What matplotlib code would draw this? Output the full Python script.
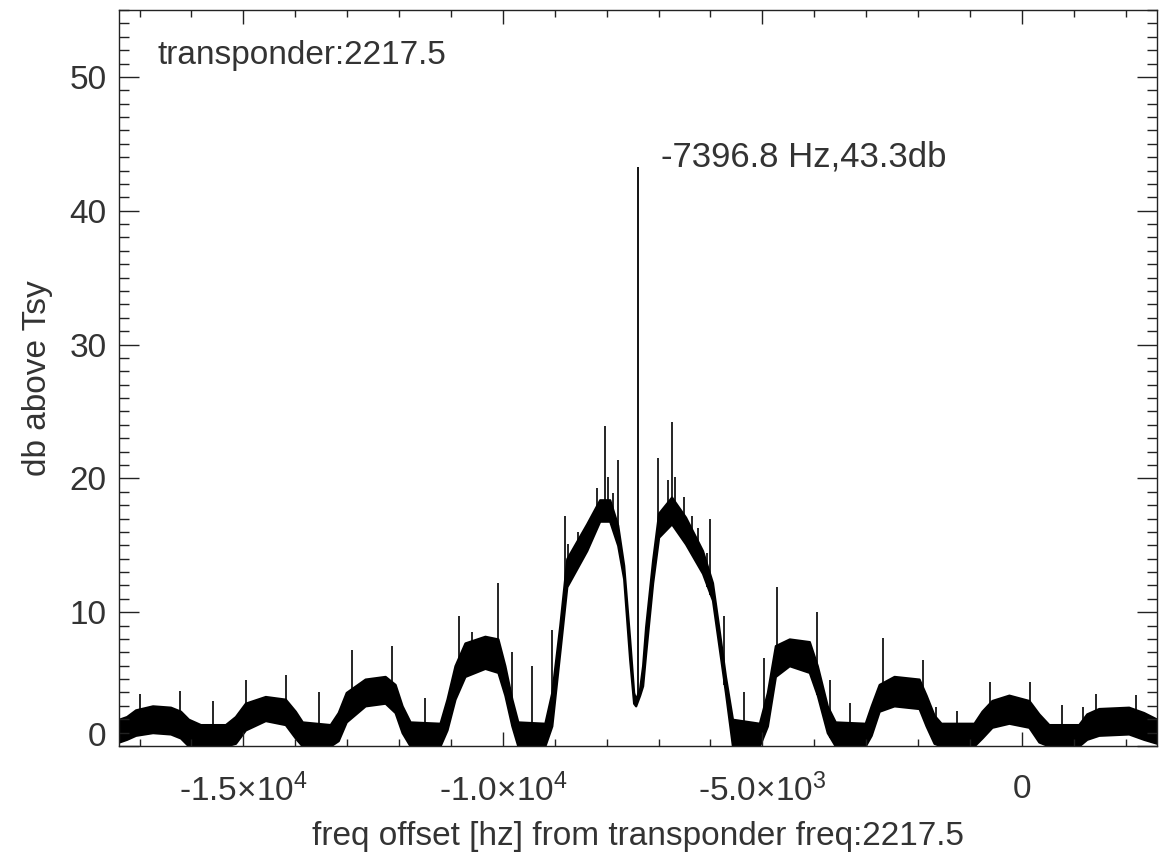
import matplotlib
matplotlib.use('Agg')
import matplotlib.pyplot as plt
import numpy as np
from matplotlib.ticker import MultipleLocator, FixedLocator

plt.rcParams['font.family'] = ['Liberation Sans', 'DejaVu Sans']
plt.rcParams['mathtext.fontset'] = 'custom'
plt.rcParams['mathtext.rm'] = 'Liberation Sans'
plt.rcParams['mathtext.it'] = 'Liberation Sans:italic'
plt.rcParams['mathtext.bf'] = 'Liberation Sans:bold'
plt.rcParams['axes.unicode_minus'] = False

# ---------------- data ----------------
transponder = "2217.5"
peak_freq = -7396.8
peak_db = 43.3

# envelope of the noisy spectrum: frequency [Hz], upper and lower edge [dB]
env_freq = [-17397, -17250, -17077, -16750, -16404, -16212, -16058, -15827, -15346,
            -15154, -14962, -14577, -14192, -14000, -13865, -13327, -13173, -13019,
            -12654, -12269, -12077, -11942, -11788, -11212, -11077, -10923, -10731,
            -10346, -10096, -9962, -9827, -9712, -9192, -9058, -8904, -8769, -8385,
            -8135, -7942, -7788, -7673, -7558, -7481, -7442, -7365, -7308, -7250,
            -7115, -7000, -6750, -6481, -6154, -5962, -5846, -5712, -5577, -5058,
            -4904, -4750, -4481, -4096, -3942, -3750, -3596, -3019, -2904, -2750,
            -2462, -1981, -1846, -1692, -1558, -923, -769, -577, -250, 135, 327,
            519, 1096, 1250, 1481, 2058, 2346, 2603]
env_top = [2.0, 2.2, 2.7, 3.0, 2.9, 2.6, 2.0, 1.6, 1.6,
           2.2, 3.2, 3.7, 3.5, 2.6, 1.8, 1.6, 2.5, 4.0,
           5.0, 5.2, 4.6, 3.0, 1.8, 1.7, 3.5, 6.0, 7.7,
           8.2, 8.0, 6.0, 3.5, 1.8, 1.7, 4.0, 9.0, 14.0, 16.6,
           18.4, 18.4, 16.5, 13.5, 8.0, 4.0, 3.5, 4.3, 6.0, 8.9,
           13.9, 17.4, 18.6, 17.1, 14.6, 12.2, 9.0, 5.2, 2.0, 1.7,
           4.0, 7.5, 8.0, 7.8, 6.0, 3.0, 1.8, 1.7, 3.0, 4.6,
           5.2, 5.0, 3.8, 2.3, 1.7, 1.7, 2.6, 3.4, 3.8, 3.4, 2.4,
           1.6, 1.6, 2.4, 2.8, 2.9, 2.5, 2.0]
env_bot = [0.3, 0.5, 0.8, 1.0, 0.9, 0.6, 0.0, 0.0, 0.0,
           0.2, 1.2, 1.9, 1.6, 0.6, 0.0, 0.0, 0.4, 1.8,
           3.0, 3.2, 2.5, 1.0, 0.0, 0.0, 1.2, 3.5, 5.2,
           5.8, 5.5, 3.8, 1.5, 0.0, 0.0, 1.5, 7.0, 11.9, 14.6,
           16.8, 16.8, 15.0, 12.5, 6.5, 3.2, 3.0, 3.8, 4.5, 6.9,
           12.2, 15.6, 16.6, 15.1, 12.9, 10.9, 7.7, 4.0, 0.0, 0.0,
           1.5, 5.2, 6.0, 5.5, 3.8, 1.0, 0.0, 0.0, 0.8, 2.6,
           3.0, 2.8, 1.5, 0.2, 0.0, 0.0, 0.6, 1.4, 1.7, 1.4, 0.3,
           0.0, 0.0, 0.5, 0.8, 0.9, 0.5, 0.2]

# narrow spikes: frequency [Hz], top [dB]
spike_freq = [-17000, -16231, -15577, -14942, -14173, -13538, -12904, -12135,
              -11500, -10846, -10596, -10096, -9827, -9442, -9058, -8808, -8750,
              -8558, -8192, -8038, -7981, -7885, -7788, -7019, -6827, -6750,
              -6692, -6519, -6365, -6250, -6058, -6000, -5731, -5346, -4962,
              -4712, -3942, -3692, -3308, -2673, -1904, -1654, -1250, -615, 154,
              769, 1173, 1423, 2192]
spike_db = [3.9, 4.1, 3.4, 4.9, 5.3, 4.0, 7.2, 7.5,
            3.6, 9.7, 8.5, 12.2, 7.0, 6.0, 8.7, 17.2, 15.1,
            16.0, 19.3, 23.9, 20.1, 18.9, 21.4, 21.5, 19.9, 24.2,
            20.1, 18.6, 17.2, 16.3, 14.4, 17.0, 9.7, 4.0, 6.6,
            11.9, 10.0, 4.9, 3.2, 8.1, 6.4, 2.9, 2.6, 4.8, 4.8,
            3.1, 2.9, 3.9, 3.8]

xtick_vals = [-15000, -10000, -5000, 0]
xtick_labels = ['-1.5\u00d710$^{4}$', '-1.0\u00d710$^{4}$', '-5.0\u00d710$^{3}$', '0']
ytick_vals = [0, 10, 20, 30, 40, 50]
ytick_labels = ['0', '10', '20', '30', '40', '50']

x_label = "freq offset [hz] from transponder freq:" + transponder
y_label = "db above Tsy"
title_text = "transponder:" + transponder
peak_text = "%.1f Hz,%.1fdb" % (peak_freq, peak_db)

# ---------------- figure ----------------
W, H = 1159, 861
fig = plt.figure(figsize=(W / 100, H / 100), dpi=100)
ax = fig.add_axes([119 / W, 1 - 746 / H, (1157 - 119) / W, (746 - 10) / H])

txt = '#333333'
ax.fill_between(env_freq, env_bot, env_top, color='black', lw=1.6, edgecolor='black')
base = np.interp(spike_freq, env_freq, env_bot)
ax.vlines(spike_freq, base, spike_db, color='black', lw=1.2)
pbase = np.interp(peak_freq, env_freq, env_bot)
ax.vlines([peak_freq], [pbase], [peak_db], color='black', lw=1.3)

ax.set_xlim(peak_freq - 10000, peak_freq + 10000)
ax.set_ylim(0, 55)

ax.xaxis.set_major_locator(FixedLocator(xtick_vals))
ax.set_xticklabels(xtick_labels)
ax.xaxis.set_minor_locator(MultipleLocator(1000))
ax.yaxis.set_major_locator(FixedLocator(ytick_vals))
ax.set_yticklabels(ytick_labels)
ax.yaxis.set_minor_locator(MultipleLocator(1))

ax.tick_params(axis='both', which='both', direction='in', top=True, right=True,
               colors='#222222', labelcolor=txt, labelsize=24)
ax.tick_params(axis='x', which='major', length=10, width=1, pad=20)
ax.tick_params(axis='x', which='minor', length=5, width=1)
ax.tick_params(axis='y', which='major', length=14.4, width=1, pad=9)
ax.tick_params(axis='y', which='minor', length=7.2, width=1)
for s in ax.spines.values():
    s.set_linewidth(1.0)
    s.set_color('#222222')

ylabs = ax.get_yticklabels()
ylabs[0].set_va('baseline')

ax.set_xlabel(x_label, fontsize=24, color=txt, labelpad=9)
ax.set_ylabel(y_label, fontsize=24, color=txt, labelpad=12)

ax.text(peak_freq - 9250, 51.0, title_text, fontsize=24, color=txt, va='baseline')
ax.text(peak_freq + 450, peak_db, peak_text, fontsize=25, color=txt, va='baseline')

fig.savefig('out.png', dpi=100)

> _TO DO_
Return the listing above in full and without alteration, excluding its pictures.

> _RESULT BELOW_
What matplotlib code would draw this? Output the full Python script.
import matplotlib
matplotlib.use('Agg')
import matplotlib.pyplot as plt
import numpy as np
from matplotlib.ticker import MultipleLocator, FixedLocator

plt.rcParams['font.family'] = ['Liberation Sans', 'DejaVu Sans']
plt.rcParams['mathtext.fontset'] = 'custom'
plt.rcParams['mathtext.rm'] = 'Liberation Sans'
plt.rcParams['mathtext.it'] = 'Liberation Sans:italic'
plt.rcParams['mathtext.bf'] = 'Liberation Sans:bold'
plt.rcParams['axes.unicode_minus'] = False

# ---------------- data ----------------
transponder = "2217.5"
peak_freq = -7396.8
peak_db = 43.3

# envelope of the noisy spectrum: frequency [Hz], upper and lower edge [dB]
env_freq = [-17397, -17250, -17077, -16750, -16404, -16212, -16058, -15827, -15346,
            -15154, -14962, -14577, -14192, -14000, -13865, -13327, -13173, -13019,
            -12654, -12269, -12077, -11942, -11788, -11212, -11077, -10923, -10731,
            -10346, -10096, -9962, -9827, -9712, -9192, -9058, -8904, -8769, -8385,
            -8135, -7942, -7788, -7673, -7558, -7481, -7442, -7365, -7308, -7250,
            -7115, -7000, -6750, -6481, -6154, -5962, -5846, -5712, -5577, -5058,
            -4904, -4750, -4481, -4096, -3942, -3750, -3596, -3019, -2904, -2750,
            -2462, -1981, -1846, -1692, -1558, -923, -769, -577, -250, 135, 327,
            519, 1096, 1250, 1481, 2058, 2346, 2603]
env_top = [2.0, 2.2, 2.7, 3.0, 2.9, 2.6, 2.0, 1.6, 1.6,
           2.2, 3.2, 3.7, 3.5, 2.6, 1.8, 1.6, 2.5, 4.0,
           5.0, 5.2, 4.6, 3.0, 1.8, 1.7, 3.5, 6.0, 7.7,
           8.2, 8.0, 6.0, 3.5, 1.8, 1.7, 4.0, 9.0, 14.0, 16.6,
           18.4, 18.4, 16.5, 13.5, 8.0, 4.0, 3.5, 4.3, 6.0, 8.9,
           13.9, 17.4, 18.6, 17.1, 14.6, 12.2, 9.0, 5.2, 2.0, 1.7,
           4.0, 7.5, 8.0, 7.8, 6.0, 3.0, 1.8, 1.7, 3.0, 4.6,
           5.2, 5.0, 3.8, 2.3, 1.7, 1.7, 2.6, 3.4, 3.8, 3.4, 2.4,
           1.6, 1.6, 2.4, 2.8, 2.9, 2.5, 2.0]
env_bot = [0.3, 0.5, 0.8, 1.0, 0.9, 0.6, 0.0, 0.0, 0.0,
           0.2, 1.2, 1.9, 1.6, 0.6, 0.0, 0.0, 0.4, 1.8,
           3.0, 3.2, 2.5, 1.0, 0.0, 0.0, 1.2, 3.5, 5.2,
           5.8, 5.5, 3.8, 1.5, 0.0, 0.0, 1.5, 7.0, 11.9, 14.6,
           16.8, 16.8, 15.0, 12.5, 6.5, 3.2, 3.0, 3.8, 4.5, 6.9,
           12.2, 15.6, 16.6, 15.1, 12.9, 10.9, 7.7, 4.0, 0.0, 0.0,
           1.5, 5.2, 6.0, 5.5, 3.8, 1.0, 0.0, 0.0, 0.8, 2.6,
           3.0, 2.8, 1.5, 0.2, 0.0, 0.0, 0.6, 1.4, 1.7, 1.4, 0.3,
           0.0, 0.0, 0.5, 0.8, 0.9, 0.5, 0.2]

# narrow spikes: frequency [Hz], top [dB]
spike_freq = [-17000, -16231, -15577, -14942, -14173, -13538, -12904, -12135,
              -11500, -10846, -10596, -10096, -9827, -9442, -9058, -8808, -8750,
              -8558, -8192, -8038, -7981, -7885, -7788, -7019, -6827, -6750,
              -6692, -6519, -6365, -6250, -6058, -6000, -5731, -5346, -4962,
              -4712, -3942, -3692, -3308, -2673, -1904, -1654, -1250, -615, 154,
              769, 1173, 1423, 2192]
spike_db = [3.9, 4.1, 3.4, 4.9, 5.3, 4.0, 7.2, 7.5,
            3.6, 9.7, 8.5, 12.2, 7.0, 6.0, 8.7, 17.2, 15.1,
            16.0, 19.3, 23.9, 20.1, 18.9, 21.4, 21.5, 19.9, 24.2,
            20.1, 18.6, 17.2, 16.3, 14.4, 17.0, 9.7, 4.0, 6.6,
            11.9, 10.0, 4.9, 3.2, 8.1, 6.4, 2.9, 2.6, 4.8, 4.8,
            3.1, 2.9, 3.9, 3.8]

xtick_vals = [-15000, -10000, -5000, 0]
xtick_labels = ['-1.5\u00d710$^{4}$', '-1.0\u00d710$^{4}$', '-5.0\u00d710$^{3}$', '0']
ytick_vals = [0, 10, 20, 30, 40, 50]
ytick_labels = ['0', '10', '20', '30', '40', '50']

x_label = "freq offset [hz] from transponder freq:" + transponder
y_label = "db above Tsy"
title_text = "transponder:" + transponder
peak_text = "%.1f Hz,%.1fdb" % (peak_freq, peak_db)

# ---------------- figure ----------------
W, H = 1159, 861
fig = plt.figure(figsize=(W / 100, H / 100), dpi=100)
ax = fig.add_axes([119 / W, 1 - 746 / H, (1157 - 119) / W, (746 - 10) / H])

txt = '#333333'
ax.fill_between(env_freq, env_bot, env_top, color='black', lw=1.6, edgecolor='black')
base = np.interp(spike_freq, env_freq, env_bot)
ax.vlines(spike_freq, base, spike_db, color='black', lw=1.2)
pbase = np.interp(peak_freq, env_freq, env_bot)
ax.vlines([peak_freq], [pbase], [peak_db], color='black', lw=1.3)

ax.set_xlim(peak_freq - 10000, peak_freq + 10000)
ax.set_ylim(0, 55)

ax.xaxis.set_major_locator(FixedLocator(xtick_vals))
ax.set_xticklabels(xtick_labels)
ax.xaxis.set_minor_locator(MultipleLocator(1000))
ax.yaxis.set_major_locator(FixedLocator(ytick_vals))
ax.set_yticklabels(ytick_labels)
ax.yaxis.set_minor_locator(MultipleLocator(1))

ax.tick_params(axis='both', which='both', direction='in', top=True, right=True,
               colors='#222222', labelcolor=txt, labelsize=24)
ax.tick_params(axis='x', which='major', length=10, width=1, pad=20)
ax.tick_params(axis='x', which='minor', length=5, width=1)
ax.tick_params(axis='y', which='major', length=14.4, width=1, pad=9)
ax.tick_params(axis='y', which='minor', length=7.2, width=1)
for s in ax.spines.values():
    s.set_linewidth(1.0)
    s.set_color('#222222')

ylabs = ax.get_yticklabels()
ylabs[0].set_va('baseline')

ax.set_xlabel(x_label, fontsize=24, color=txt, labelpad=9)
ax.set_ylabel(y_label, fontsize=24, color=txt, labelpad=12)

ax.text(peak_freq - 9250, 51.0, title_text, fontsize=24, color=txt, va='baseline')
ax.text(peak_freq + 450, peak_db, peak_text, fontsize=25, color=txt, va='baseline')

fig.savefig('out.png', dpi=100)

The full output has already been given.